New year, new dance, no dates

The students of Claremont High School crowded near the speakers and began moshing while listening to the all-time classic, “Baby,” by Justin Bieber. On the 24th of September, CHS held its first dance of the school year, the “Fall Dance” which replaced the Sadie’s Dance from the previous year. It was a big turnout considering it was an informal dance, which typically does not have as much traction as the Homecoming dance. Everyone was having a great time; some were playing air hockey, others taking pictures, however, most dance goers were in the mosh pit.
Originally, many people believed a Sadie’s Dance would take place like last year, however, a Fall Dance was chosen instead. The Sadie Hawkins dance has been a tradition in the United States for around 90 years with the twist that a girl is the one to ask her date to the dance, contrary to traditional dances.
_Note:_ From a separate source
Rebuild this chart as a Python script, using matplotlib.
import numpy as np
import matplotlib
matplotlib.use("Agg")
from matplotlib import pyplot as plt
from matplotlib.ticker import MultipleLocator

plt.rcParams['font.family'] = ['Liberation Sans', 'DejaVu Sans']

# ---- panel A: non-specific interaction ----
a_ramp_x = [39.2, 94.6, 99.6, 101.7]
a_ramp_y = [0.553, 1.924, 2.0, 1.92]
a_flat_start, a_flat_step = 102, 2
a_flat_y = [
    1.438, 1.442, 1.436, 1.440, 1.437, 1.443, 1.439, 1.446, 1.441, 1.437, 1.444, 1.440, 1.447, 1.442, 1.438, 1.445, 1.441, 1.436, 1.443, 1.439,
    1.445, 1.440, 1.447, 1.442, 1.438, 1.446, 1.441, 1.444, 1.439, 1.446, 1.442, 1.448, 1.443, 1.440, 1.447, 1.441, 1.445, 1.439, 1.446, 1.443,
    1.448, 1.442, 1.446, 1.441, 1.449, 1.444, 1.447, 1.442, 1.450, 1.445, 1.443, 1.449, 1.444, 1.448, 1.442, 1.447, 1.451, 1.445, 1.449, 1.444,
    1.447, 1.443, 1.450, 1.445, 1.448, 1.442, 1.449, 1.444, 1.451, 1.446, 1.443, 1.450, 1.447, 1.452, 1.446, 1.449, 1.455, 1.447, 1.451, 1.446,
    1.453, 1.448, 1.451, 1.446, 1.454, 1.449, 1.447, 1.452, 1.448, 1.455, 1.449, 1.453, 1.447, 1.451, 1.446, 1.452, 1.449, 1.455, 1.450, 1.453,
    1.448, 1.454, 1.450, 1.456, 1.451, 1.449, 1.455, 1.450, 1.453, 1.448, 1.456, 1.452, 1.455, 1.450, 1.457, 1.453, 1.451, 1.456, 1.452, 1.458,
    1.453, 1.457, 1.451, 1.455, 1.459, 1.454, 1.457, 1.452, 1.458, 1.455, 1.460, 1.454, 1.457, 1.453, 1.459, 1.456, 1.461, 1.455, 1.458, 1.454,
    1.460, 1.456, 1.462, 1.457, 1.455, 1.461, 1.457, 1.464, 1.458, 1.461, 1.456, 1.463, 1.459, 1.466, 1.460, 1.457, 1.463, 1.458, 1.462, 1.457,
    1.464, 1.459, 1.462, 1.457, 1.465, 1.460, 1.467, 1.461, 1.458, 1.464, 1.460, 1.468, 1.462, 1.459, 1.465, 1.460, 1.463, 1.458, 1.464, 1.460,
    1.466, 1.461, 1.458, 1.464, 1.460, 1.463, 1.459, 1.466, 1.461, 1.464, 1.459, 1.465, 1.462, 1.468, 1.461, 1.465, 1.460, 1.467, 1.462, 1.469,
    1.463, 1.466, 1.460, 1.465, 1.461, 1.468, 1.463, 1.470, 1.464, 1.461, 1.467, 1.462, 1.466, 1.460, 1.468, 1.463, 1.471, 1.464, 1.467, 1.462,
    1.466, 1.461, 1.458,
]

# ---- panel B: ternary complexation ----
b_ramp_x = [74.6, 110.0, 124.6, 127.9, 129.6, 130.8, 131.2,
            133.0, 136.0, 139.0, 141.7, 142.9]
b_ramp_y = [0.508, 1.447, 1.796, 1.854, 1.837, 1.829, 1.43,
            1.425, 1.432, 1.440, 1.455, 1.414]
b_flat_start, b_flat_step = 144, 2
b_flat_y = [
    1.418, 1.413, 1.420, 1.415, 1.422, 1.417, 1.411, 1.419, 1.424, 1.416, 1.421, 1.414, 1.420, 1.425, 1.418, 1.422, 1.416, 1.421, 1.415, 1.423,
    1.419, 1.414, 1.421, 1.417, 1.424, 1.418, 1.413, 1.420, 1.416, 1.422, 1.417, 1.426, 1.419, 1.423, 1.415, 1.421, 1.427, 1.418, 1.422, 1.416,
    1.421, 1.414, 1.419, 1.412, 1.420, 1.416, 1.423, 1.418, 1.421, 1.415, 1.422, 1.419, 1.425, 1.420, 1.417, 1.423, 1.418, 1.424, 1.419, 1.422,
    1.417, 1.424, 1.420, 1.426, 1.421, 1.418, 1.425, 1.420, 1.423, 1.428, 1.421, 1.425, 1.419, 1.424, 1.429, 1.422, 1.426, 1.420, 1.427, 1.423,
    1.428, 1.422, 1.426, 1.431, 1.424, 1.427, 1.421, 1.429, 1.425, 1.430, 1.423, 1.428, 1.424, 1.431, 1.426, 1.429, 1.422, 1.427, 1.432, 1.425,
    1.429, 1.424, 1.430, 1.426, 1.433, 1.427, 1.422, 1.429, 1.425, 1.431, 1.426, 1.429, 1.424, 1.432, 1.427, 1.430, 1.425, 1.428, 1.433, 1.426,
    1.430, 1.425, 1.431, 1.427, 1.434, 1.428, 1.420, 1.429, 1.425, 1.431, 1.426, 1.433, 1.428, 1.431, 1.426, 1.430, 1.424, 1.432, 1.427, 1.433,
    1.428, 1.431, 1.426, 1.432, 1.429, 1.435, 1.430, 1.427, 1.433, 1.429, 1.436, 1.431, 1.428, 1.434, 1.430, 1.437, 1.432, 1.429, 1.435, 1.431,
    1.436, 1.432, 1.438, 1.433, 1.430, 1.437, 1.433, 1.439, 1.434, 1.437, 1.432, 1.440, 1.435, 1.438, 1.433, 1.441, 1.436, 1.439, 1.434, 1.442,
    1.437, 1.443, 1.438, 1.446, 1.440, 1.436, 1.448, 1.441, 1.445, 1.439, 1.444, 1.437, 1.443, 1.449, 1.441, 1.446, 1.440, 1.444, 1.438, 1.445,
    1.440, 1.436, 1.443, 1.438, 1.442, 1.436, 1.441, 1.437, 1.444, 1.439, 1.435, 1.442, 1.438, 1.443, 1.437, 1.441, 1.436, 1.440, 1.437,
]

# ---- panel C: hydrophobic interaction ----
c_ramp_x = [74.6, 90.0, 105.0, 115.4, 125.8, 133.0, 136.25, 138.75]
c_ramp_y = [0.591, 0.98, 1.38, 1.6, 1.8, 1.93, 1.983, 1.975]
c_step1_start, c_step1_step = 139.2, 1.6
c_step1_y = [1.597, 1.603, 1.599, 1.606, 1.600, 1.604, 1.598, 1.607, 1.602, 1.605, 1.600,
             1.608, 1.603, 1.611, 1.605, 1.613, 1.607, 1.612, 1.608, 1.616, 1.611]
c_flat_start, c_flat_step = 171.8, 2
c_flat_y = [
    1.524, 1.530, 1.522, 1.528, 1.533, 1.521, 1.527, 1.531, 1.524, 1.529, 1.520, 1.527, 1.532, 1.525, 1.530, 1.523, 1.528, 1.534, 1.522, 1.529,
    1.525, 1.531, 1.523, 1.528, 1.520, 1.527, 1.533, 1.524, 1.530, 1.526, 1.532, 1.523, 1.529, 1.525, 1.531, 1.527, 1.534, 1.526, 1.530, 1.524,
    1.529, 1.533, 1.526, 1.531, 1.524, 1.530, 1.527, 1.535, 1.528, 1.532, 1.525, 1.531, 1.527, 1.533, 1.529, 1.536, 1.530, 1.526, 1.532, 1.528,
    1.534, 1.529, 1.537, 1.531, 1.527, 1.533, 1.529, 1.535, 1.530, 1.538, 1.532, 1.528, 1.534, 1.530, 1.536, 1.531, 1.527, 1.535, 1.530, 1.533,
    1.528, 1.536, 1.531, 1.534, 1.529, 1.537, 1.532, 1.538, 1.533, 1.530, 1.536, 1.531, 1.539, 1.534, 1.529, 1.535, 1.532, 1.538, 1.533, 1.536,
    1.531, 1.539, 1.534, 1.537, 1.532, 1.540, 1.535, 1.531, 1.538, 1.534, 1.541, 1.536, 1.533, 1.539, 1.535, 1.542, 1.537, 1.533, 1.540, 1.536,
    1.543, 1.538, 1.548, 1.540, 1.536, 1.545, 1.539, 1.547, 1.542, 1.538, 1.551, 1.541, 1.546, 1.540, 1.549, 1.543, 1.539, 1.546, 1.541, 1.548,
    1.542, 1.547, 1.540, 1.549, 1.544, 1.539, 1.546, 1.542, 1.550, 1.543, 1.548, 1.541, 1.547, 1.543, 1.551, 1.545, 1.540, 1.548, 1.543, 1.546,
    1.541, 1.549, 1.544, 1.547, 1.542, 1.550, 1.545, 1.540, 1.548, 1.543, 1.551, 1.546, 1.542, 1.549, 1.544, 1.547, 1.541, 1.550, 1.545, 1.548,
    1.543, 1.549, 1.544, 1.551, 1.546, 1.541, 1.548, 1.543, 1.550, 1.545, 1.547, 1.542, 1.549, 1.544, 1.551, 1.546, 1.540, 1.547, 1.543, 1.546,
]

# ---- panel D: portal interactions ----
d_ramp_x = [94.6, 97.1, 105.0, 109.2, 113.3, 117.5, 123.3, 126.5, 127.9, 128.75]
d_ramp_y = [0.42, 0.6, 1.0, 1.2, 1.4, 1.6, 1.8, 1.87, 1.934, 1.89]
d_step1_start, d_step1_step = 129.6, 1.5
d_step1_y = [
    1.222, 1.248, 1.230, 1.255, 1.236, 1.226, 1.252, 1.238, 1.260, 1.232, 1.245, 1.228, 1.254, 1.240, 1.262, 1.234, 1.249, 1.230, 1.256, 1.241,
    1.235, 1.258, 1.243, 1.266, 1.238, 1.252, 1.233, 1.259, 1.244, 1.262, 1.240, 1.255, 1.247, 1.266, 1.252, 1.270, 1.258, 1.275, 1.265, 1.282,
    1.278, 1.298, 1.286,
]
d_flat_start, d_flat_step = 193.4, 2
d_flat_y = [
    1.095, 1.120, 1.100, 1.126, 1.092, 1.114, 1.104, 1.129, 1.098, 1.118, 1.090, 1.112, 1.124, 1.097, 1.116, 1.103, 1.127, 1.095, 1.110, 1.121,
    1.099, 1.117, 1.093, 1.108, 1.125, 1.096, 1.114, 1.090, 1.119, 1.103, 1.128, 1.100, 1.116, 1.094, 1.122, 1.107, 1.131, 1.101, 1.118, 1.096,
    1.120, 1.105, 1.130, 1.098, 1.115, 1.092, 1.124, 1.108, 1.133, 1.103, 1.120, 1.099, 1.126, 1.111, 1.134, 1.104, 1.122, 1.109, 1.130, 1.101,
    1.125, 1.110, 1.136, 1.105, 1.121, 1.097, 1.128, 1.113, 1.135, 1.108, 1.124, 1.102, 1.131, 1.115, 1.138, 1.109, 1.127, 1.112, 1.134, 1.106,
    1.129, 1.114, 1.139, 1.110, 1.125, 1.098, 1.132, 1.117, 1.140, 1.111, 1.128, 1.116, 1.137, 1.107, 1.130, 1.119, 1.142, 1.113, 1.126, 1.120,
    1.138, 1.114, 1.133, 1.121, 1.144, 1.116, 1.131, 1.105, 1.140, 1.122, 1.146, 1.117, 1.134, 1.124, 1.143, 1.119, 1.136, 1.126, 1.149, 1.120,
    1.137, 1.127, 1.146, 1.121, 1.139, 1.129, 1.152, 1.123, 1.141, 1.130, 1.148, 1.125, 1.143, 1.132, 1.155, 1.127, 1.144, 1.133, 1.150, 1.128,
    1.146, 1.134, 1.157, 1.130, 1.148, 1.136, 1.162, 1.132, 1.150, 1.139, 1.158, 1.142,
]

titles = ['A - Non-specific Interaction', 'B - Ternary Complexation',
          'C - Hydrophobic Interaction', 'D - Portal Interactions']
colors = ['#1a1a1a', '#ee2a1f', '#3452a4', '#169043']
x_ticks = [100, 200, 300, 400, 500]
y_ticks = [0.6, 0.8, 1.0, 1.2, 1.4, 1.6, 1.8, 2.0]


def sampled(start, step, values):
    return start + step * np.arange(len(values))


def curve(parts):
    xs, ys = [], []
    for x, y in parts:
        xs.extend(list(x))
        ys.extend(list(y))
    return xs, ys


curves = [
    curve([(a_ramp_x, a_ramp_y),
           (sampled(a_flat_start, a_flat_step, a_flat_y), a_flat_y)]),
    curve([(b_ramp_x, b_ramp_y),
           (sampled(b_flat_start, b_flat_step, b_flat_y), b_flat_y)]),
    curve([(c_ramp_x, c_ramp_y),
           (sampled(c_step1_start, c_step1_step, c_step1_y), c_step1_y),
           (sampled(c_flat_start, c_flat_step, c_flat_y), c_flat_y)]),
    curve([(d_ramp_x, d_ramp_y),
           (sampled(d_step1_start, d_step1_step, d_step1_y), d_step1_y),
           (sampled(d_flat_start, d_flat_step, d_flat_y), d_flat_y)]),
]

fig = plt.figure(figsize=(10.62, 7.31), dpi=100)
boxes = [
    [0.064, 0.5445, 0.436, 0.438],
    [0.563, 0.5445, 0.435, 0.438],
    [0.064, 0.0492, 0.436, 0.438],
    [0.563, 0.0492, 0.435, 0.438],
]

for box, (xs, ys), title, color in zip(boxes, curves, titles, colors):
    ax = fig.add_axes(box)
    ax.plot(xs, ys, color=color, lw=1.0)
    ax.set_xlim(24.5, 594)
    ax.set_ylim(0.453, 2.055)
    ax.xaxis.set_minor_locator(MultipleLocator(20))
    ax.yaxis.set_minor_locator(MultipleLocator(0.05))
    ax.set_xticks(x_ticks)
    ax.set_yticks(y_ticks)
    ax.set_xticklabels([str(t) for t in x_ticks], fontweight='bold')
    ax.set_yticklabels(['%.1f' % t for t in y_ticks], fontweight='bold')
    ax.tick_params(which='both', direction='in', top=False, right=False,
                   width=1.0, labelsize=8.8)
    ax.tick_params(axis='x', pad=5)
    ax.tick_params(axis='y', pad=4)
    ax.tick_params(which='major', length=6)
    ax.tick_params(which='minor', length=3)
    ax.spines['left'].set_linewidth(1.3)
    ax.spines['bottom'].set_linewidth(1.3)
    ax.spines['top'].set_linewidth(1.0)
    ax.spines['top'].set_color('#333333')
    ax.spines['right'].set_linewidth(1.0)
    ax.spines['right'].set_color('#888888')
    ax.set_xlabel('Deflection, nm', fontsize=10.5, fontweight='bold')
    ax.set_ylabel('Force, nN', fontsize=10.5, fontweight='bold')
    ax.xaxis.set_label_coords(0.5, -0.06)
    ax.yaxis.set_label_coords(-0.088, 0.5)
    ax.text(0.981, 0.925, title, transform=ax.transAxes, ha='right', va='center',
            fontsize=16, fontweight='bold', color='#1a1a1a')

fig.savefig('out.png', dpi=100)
Some believed that Sadie’s had been replaced due to complaints regarding the gender inclusivity, but such rumors were not addressed by the ASB Director Octavio Hernandez.
Despite the change of dance many students of all grades attended both with and without dates. One female sophomore continued the tradition of asking out her date despite the dance premise, having more fun than at the previous Sadie’s Dance, where she attended with friends. As a result the dance gave her something to look forward to and someone to spend time with. Another Sophomore, Sebastien Brusselle, believed that the premise change of the dance made the occasion less stressful.
“Personally, not having the pressure of asking someone to the dance is less stressful. I think if I had to ask someone out I’d feel more pressure because I’d want everything to be going correctly. But since I didn’t have to do that I think I enjoyed myself more,” said Brusselle.
In a poll created by the Wolfpacket on Instagram, the staff asked followers if they are more likely to go to a school dance when there’s no pressure to find a date. The results found that 72 percent were more likely and 28 percent were less likely to attend. Quinn Smith, a follower of the Wolfpacket Instagram responded to the poll.
“Ideally, people can realize going to the dance with someone does not mean you are engaged and people will be asking each other more often casually,” Smith said.
Despite the fact there wasn’t a Sadie’s dance this year, students still had fun at the Fall Dance. While some students missed the Sadie’s tradition, the majority were happy that it wasn’t a date based dance, because it alleviated social pressures. It’s safe to say that the Welcome Back dance will be “welcomed back” next year.